**What to produce:** Can you set down, exactly as they appear below, the lines from the opening of the material through the one bearing "ax2.set_ylim(0, 2400)", minus the pictures?

**Dataset section:**
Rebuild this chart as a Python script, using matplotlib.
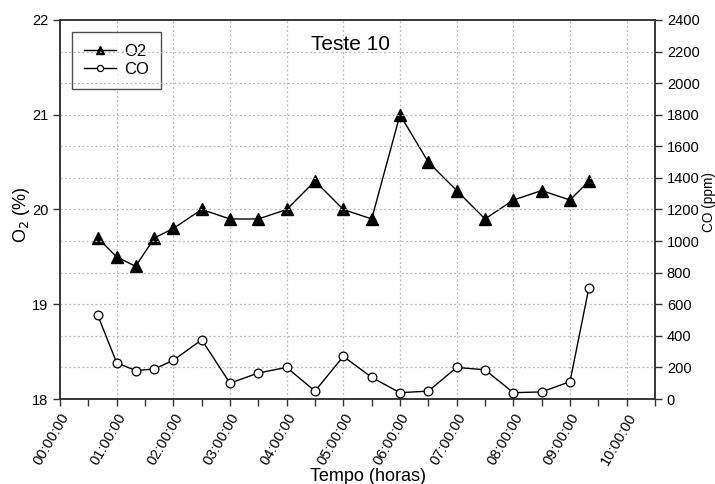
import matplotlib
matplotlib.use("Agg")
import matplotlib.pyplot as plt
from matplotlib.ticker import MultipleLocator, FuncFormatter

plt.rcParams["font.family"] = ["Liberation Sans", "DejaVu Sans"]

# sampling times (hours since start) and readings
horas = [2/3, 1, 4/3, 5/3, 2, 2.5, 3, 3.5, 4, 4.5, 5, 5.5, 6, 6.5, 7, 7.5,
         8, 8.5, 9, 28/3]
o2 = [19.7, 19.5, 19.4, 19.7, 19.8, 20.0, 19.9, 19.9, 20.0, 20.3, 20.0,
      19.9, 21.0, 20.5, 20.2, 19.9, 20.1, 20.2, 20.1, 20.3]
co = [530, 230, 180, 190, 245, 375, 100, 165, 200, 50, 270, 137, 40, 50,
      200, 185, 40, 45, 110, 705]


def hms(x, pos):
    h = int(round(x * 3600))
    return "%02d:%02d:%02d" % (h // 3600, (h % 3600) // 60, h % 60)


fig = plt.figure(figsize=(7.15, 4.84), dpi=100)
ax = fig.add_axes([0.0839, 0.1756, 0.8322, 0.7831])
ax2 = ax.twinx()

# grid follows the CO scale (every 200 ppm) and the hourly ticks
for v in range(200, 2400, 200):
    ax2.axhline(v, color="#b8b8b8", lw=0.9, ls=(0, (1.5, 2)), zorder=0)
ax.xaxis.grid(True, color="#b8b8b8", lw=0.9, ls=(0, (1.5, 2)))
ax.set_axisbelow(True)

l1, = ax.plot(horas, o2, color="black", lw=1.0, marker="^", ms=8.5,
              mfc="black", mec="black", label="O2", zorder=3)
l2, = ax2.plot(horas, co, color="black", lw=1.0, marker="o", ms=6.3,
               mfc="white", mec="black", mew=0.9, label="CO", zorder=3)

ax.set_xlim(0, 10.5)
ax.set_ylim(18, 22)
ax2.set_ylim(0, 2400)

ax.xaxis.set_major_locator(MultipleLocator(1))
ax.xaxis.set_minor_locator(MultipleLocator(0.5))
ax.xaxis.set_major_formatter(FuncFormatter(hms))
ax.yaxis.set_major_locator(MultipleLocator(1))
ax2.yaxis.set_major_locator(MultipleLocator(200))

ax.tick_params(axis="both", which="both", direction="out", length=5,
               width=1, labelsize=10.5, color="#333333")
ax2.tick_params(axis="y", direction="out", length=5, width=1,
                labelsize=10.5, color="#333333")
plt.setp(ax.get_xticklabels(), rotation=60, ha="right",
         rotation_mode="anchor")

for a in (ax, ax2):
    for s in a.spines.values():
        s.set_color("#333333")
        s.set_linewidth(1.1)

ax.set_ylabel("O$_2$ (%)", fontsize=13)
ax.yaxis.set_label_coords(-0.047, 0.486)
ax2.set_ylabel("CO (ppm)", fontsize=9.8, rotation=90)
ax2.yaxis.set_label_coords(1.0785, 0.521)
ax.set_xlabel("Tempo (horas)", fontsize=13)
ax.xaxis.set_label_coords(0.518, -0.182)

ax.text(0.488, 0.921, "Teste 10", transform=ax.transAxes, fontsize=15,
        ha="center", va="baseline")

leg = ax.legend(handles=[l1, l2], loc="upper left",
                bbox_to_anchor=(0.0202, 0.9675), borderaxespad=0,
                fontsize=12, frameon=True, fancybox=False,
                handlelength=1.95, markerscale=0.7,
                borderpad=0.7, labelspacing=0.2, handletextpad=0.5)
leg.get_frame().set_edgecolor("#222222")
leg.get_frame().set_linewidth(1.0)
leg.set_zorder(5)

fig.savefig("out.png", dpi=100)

**Result of the task:**
Rebuild this chart as a Python script, using matplotlib.
import matplotlib
matplotlib.use("Agg")
import matplotlib.pyplot as plt
from matplotlib.ticker import MultipleLocator, FuncFormatter

plt.rcParams["font.family"] = ["Liberation Sans", "DejaVu Sans"]

# sampling times (hours since start) and readings
horas = [2/3, 1, 4/3, 5/3, 2, 2.5, 3, 3.5, 4, 4.5, 5, 5.5, 6, 6.5, 7, 7.5,
         8, 8.5, 9, 28/3]
o2 = [19.7, 19.5, 19.4, 19.7, 19.8, 20.0, 19.9, 19.9, 20.0, 20.3, 20.0,
      19.9, 21.0, 20.5, 20.2, 19.9, 20.1, 20.2, 20.1, 20.3]
co = [530, 230, 180, 190, 245, 375, 100, 165, 200, 50, 270, 137, 40, 50,
      200, 185, 40, 45, 110, 705]


def hms(x, pos):
    h = int(round(x * 3600))
    return "%02d:%02d:%02d" % (h // 3600, (h % 3600) // 60, h % 60)


fig = plt.figure(figsize=(7.15, 4.84), dpi=100)
ax = fig.add_axes([0.0839, 0.1756, 0.8322, 0.7831])
ax2 = ax.twinx()

# grid follows the CO scale (every 200 ppm) and the hourly ticks
for v in range(200, 2400, 200):
    ax2.axhline(v, color="#b8b8b8", lw=0.9, ls=(0, (1.5, 2)), zorder=0)
ax.xaxis.grid(True, color="#b8b8b8", lw=0.9, ls=(0, (1.5, 2)))
ax.set_axisbelow(True)

l1, = ax.plot(horas, o2, color="black", lw=1.0, marker="^", ms=8.5,
              mfc="black", mec="black", label="O2", zorder=3)
l2, = ax2.plot(horas, co, color="black", lw=1.0, marker="o", ms=6.3,
               mfc="white", mec="black", mew=0.9, label="CO", zorder=3)

ax.set_xlim(0, 10.5)
ax.set_ylim(18, 22)
ax2.set_ylim(0, 2400)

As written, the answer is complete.